Exercise objective: Starting at the first line of the listing below, repeat each line up to and including the one containing "import pandas as pd". Leave out pictures.

Material:
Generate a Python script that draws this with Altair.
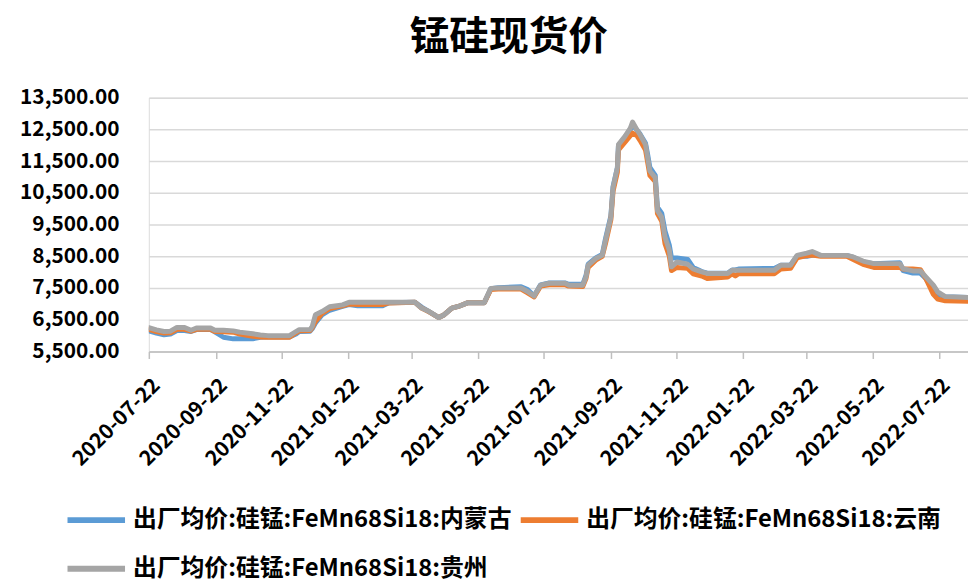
import altair as alt
import pandas as pd

dates = ["2020-07-22","2020-07-29","2020-08-05","2020-08-11","2020-08-17","2020-08-24","2020-08-30","2020-09-04","2020-09-17","2020-09-21",
         "2020-09-29","2020-10-08","2020-10-14","2020-10-26","2020-11-02","2020-11-09","2020-11-29","2020-12-05","2020-12-08","2020-12-18",
         "2020-12-20","2020-12-23","2020-12-29","2021-01-05","2021-01-17","2021-01-23","2021-01-31","2021-02-23","2021-03-01","2021-03-25",
         "2021-03-31","2021-04-07","2021-04-16","2021-04-21","2021-04-28","2021-05-04","2021-05-13","2021-05-28","2021-06-03","2021-06-10",
         "2021-07-01","2021-07-07","2021-07-13","2021-07-19","2021-07-27","2021-08-11","2021-08-14","2021-08-27","2021-08-30","2021-09-01",
         "2021-09-08","2021-09-14","2021-09-17","2021-09-22","2021-09-24","2021-09-28","2021-09-29","2021-10-05","2021-10-10","2021-10-12",
         "2021-10-16","2021-10-19","2021-10-24","2021-10-26","2021-10-28","2021-11-02","2021-11-04","2021-11-08","2021-11-11","2021-11-15",
         "2021-11-17","2021-11-22","2021-12-02","2021-12-07","2021-12-15","2021-12-20","2022-01-08","2022-01-12","2022-01-15","2022-01-18",
         "2022-02-20","2022-02-26","2022-03-07","2022-03-13","2022-03-22","2022-03-27","2022-04-04","2022-04-28","2022-05-04","2022-05-13",
         "2022-05-23","2022-06-16","2022-06-19","2022-06-28","2022-07-05","2022-07-10","2022-07-17","2022-07-21","2022-07-28","2022-08-18"]

guizhou = [6250,6180,6130,6140,6260,6260,6170,6240,6240,6170,
           6170,6150,6110,6060,6020,6000,6000,6130,6190,6190,
           6290,6660,6760,6910,6970,7050,7050,7050,7050,7050,
           6870,6760,6570,6660,6870,6920,7040,7040,7490,7500,
           7500,7390,7250,7590,7650,7650,7590,7590,7850,8220,
           8430,8530,9000,9730,10670,11290,12020,12280,12540,12730,
           12490,12330,12020,11600,11190,10980,9940,9730,9100,8690,
           8170,8320,8250,8100,8010,7960,7960,8060,8060,8060,
           8060,8220,8220,8530,8600,8650,8530,8530,8480,8350,
           8270,8270,8110,8040,8040,7850,7590,7380,7230,7200]

yunnan = [6200,6130,6080,6090,6200,6200,6140,6200,6200,6130,
          6120,6110,6050,5980,5960,5950,5950,6090,6150,6160,
          6250,6450,6700,6850,6940,7000,6980,6980,7030,7050,
          6870,6750,6570,6660,6870,6920,7040,7040,7450,7470,
          7470,7350,7220,7560,7600,7600,7560,7550,7800,8150,
          8380,8500,8900,9650,10550,11150,11850,12100,12300,12380,
          12300,12150,11850,11450,11050,10850,9850,9600,8900,8500,
          8050,8150,8120,7950,7880,7800,7850,7950,7880,7950,
          7950,8100,8120,8450,8520,8540,8500,8500,8400,8250,
          8150,8150,8100,8100,8080,7800,7300,7150,7100,7080]

neimenggu = [6150,6080,6030,6050,6160,6160,6130,6190,6190,6120,
             5950,5900,5900,5900,5950,5960,5960,6050,6130,6140,
             6220,6400,6650,6800,6920,6980,6940,6940,7040,7050,
             6900,6760,6570,6660,6870,6920,7040,7040,7480,7510,
             7540,7450,7250,7600,7660,7660,7620,7620,7900,8250,
             8450,8560,9050,9780,10700,11300,12000,12250,12500,12650,
             12480,12350,12060,11700,11300,11050,10050,9850,9300,8850,
             8450,8450,8400,8150,8020,7970,7970,8070,8070,8100,
             8120,8220,8230,8500,8500,8530,8530,8530,8470,8320,
             8270,8300,8050,7970,7970,7800,7450,7300,7230,7200]

series_names = ["出厂均价:硅锰:FeMn68Si18:内蒙古", "出厂均价:硅锰:FeMn68Si18:云南", "出厂均价:硅锰:FeMn68Si18:贵州"]
series_colors = ["#5b9bd5", "#ed7d31", "#a5a5a5"]
y_ticks = [5500, 6500, 7500, 8500, 9500, 10500, 11500, 12500, 13500]
x_ticks = ["2020-07-22","2020-09-22","2020-11-22","2021-01-22","2021-03-22","2021-05-22","2021-07-22",
           "2021-09-22","2021-11-22","2022-01-22","2022-03-22","2022-05-22","2022-07-22"]
x_start, x_end = "2020-07-22", "2022-08-18"

rows = []
for name, vals in zip(series_names, [neimenggu, yunnan, guizhou]):
    for d, v in zip(dates, vals):
        rows.append({"date": d, "value": v, "series": name})
df = pd.DataFrame(rows)


def dt(s):
    y, m, d = (int(p) for p in s.split("-"))
    return alt.DateTime(year=y, month=m, date=d, utc=True)


FONT = "Noto Sans CJK SC"

x_enc = alt.X("date:T",
              scale=alt.Scale(type="utc", domain=[dt(x_start), dt(x_end)]),
              axis=alt.Axis(values=[dt(s) for s in x_ticks], labelExpr="utcFormat(datum.value, '%Y-%m-%d')",
                            title=None, grid=False, labelAngle=315, labelAlign="right", labelBaseline="top",
                            labelPadding=16, tickSize=7, tickColor="#bfbfbf", tickWidth=1.5,
                            domainColor="#bfbfbf", domainWidth=1.5, labelFont=FONT, labelFontSize=21,
                            labelFontWeight="bold", labelColor="black", labelOverlap=False, labelBound=False,
                            labelFlush=False))
y_enc = alt.Y("value:Q",
              scale=alt.Scale(domain=[5500, 13500], nice=False, zero=False),
              axis=alt.Axis(values=y_ticks, format=",.2f", title=None, domain=False, ticks=False, tickSize=0,
                            labelPadding=30, gridColor="#d9d9d9", gridWidth=1.5, labelFont=FONT,
                            labelFontSize=21, labelFontWeight="bold", labelColor="black"))
color_enc = alt.Color("series:N",
                      scale=alt.Scale(domain=series_names, range=series_colors),
                      legend=alt.Legend(title=None, orient="none", legendX=-85, legendY=394, columns=2,
                                        direction="horizontal",
                                        symbolType="stroke", symbolSize=3364, symbolStrokeWidth=6,
                                        labelFont=FONT, labelFontSize=24, labelFontWeight="bold",
                                        labelColor="black", labelLimit=0, columnPadding=-3, rowPadding=5,
                                        labelOffset=5))

layers = []
for name in series_names:
    layers.append(
        alt.Chart(df).transform_filter(alt.datum.series == name)
        .mark_line(strokeWidth=5, strokeJoin="round", strokeCap="round", clip=True)
        .encode(x=x_enc, y=y_enc, color=color_enc)
    )

chart = alt.layer(*layers).properties(
    width=826, height=256,
    title=alt.TitleParams("锰硅现货价", font=FONT, fontSize=40, fontWeight="bold", color="black",
                          anchor="middle", dx=-50, offset=29),
    padding={"left": 142, "top": 88, "right": 0, "bottom": 228},
    autosize=alt.AutoSizeParams(type="none"),
).configure_view(stroke=None).configure(background="white")

chart.save("out.html", embed_options={"renderer": "svg", "actions": False})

Expected answer:
Generate a Python script that draws this with Altair.
import altair as alt
import pandas as pd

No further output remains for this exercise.